## CHALLENGE
Only the lines from the start of the data through the line with "0.0040, 0.0029, 0.0017];" belong in the copy. Restate them word for word, minus the pictures.

## RECORDED DATA
______________________________
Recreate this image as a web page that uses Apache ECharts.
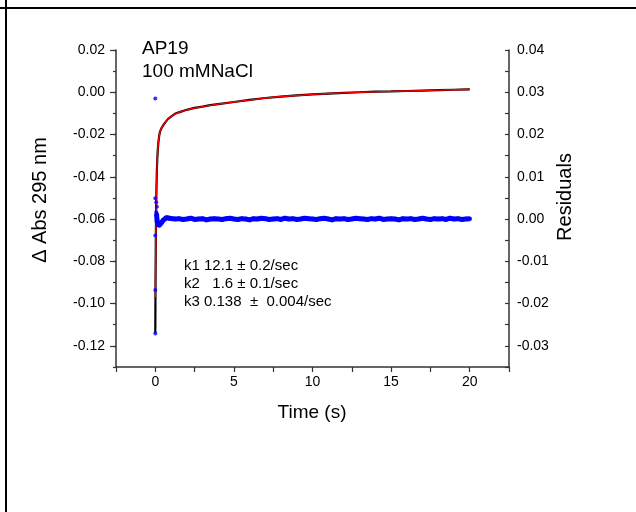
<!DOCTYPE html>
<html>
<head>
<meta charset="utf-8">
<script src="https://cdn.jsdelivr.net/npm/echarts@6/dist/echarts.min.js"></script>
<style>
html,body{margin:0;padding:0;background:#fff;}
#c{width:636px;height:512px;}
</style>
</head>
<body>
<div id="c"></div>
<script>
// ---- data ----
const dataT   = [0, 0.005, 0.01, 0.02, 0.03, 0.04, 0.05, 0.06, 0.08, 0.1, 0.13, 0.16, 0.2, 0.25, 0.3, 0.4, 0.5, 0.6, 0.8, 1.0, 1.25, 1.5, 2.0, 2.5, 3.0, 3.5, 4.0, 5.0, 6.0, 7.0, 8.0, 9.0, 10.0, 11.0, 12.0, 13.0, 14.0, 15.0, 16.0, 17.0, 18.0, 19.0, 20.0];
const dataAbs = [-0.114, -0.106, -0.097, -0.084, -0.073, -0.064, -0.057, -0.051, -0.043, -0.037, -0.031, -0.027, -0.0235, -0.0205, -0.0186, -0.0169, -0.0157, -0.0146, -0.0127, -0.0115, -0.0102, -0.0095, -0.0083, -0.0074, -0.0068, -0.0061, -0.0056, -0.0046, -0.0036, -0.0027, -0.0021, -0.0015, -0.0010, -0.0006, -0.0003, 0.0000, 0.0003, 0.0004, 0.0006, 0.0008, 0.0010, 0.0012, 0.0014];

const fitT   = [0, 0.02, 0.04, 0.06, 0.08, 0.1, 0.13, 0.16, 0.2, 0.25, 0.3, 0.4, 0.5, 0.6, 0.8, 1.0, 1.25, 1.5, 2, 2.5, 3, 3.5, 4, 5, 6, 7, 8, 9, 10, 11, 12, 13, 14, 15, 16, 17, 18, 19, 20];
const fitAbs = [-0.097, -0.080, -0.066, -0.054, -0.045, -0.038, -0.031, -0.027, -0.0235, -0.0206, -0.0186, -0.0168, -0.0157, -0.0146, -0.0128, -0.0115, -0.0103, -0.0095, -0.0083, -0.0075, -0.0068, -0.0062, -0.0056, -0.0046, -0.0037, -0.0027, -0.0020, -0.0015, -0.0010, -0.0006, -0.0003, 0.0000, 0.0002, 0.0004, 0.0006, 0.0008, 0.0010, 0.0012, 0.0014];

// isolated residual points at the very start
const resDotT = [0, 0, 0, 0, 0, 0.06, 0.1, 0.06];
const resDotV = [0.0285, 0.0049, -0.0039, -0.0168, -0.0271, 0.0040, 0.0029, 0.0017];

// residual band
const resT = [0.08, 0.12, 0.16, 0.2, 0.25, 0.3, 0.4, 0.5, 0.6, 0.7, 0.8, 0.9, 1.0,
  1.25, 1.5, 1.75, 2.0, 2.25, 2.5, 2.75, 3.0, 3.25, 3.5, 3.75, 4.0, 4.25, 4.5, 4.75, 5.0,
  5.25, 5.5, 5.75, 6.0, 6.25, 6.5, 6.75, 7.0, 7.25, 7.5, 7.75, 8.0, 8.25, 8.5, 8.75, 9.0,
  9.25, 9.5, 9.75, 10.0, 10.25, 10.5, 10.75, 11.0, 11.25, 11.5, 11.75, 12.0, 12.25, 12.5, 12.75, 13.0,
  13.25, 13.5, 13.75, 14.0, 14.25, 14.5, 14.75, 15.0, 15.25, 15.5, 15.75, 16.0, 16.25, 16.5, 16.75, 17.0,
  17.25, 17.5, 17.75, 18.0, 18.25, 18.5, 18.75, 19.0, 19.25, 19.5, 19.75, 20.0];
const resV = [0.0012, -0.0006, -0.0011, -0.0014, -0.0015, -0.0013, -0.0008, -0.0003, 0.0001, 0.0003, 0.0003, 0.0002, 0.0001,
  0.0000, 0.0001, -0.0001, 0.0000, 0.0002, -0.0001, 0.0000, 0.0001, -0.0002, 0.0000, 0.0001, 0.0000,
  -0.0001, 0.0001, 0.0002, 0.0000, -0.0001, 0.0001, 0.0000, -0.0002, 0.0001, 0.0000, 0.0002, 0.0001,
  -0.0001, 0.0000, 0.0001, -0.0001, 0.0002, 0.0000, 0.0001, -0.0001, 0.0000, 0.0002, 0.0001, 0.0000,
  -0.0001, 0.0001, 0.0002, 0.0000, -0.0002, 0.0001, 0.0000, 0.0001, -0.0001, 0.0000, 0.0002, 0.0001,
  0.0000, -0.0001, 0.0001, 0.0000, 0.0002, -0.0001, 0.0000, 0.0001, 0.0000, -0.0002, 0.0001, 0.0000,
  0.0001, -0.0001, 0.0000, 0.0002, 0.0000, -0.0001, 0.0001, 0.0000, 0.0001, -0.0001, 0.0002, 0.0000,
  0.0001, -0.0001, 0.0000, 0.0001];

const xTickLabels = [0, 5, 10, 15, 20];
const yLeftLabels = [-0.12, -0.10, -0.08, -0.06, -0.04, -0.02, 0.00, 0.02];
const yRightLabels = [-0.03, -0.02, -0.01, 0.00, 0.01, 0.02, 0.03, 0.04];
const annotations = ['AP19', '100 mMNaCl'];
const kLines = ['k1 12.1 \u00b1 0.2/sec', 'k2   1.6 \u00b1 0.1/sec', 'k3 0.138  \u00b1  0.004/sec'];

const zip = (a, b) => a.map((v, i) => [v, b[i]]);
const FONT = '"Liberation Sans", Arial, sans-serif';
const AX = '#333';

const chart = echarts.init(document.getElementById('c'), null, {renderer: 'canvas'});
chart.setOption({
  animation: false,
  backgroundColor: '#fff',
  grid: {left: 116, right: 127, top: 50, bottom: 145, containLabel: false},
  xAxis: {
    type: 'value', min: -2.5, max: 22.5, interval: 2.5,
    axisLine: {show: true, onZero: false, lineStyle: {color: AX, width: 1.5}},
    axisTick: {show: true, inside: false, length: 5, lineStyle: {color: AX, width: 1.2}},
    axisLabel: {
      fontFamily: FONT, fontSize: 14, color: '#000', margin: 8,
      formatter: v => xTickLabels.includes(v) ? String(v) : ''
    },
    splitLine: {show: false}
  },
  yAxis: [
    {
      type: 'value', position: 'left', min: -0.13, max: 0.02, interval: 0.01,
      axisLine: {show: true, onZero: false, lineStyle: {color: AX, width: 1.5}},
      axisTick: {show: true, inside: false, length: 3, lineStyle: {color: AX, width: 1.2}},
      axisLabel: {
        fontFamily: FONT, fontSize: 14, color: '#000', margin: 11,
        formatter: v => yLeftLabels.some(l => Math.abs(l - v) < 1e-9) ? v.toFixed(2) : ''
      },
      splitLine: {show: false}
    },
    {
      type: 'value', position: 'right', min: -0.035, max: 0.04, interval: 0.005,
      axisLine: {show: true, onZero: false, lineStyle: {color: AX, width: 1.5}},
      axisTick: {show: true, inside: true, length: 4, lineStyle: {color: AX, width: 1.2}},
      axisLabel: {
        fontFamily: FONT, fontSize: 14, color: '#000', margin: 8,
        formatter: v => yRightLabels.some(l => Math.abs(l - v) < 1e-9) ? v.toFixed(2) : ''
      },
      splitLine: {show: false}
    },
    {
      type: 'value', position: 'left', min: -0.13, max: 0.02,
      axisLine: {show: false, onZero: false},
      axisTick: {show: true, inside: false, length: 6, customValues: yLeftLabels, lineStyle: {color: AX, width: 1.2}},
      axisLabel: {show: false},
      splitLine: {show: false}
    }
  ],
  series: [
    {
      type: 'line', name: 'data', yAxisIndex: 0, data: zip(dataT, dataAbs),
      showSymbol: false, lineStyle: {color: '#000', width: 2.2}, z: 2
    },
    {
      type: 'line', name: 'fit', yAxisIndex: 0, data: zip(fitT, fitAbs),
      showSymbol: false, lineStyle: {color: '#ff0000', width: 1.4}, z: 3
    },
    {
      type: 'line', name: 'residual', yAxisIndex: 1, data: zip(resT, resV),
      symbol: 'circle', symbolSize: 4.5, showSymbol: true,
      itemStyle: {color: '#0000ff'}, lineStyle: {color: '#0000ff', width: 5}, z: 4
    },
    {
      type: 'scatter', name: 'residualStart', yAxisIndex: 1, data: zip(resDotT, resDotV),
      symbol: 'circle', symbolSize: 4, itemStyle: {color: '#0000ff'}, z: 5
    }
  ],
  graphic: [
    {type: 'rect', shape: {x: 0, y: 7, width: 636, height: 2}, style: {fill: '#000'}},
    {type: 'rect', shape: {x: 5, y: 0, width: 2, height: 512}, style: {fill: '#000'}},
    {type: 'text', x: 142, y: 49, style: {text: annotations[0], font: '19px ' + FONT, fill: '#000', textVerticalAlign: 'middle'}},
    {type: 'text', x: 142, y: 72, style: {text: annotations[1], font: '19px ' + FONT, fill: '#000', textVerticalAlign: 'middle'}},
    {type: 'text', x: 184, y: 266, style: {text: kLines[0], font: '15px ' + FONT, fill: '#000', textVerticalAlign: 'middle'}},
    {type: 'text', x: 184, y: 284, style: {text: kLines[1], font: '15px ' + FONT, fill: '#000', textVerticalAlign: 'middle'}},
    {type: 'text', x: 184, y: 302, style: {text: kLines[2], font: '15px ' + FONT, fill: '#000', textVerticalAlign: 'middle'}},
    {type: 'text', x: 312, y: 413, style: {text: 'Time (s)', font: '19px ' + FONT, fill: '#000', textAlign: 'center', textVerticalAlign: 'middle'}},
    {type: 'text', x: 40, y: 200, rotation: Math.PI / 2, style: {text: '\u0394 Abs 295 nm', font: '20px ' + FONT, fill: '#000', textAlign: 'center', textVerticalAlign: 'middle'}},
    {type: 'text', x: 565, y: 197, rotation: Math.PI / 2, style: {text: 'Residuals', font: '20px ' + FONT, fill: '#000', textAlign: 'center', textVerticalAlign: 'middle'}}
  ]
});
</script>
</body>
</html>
______________________________
## RESULT FOR THIS TASK
Recreate this image as a web page that uses Apache ECharts.
<!DOCTYPE html>
<html>
<head>
<meta charset="utf-8">
<script src="https://cdn.jsdelivr.net/npm/echarts@6/dist/echarts.min.js"></script>
<style>
html,body{margin:0;padding:0;background:#fff;}
#c{width:636px;height:512px;}
</style>
</head>
<body>
<div id="c"></div>
<script>
// ---- data ----
const dataT   = [0, 0.005, 0.01, 0.02, 0.03, 0.04, 0.05, 0.06, 0.08, 0.1, 0.13, 0.16, 0.2, 0.25, 0.3, 0.4, 0.5, 0.6, 0.8, 1.0, 1.25, 1.5, 2.0, 2.5, 3.0, 3.5, 4.0, 5.0, 6.0, 7.0, 8.0, 9.0, 10.0, 11.0, 12.0, 13.0, 14.0, 15.0, 16.0, 17.0, 18.0, 19.0, 20.0];
const dataAbs = [-0.114, -0.106, -0.097, -0.084, -0.073, -0.064, -0.057, -0.051, -0.043, -0.037, -0.031, -0.027, -0.0235, -0.0205, -0.0186, -0.0169, -0.0157, -0.0146, -0.0127, -0.0115, -0.0102, -0.0095, -0.0083, -0.0074, -0.0068, -0.0061, -0.0056, -0.0046, -0.0036, -0.0027, -0.0021, -0.0015, -0.0010, -0.0006, -0.0003, 0.0000, 0.0003, 0.0004, 0.0006, 0.0008, 0.0010, 0.0012, 0.0014];

const fitT   = [0, 0.02, 0.04, 0.06, 0.08, 0.1, 0.13, 0.16, 0.2, 0.25, 0.3, 0.4, 0.5, 0.6, 0.8, 1.0, 1.25, 1.5, 2, 2.5, 3, 3.5, 4, 5, 6, 7, 8, 9, 10, 11, 12, 13, 14, 15, 16, 17, 18, 19, 20];
const fitAbs = [-0.097, -0.080, -0.066, -0.054, -0.045, -0.038, -0.031, -0.027, -0.0235, -0.0206, -0.0186, -0.0168, -0.0157, -0.0146, -0.0128, -0.0115, -0.0103, -0.0095, -0.0083, -0.0075, -0.0068, -0.0062, -0.0056, -0.0046, -0.0037, -0.0027, -0.0020, -0.0015, -0.0010, -0.0006, -0.0003, 0.0000, 0.0002, 0.0004, 0.0006, 0.0008, 0.0010, 0.0012, 0.0014];

// isolated residual points at the very start
const resDotT = [0, 0, 0, 0, 0, 0.06, 0.1, 0.06];
const resDotV = [0.0285, 0.0049, -0.0039, -0.0168, -0.0271, 0.0040, 0.0029, 0.0017];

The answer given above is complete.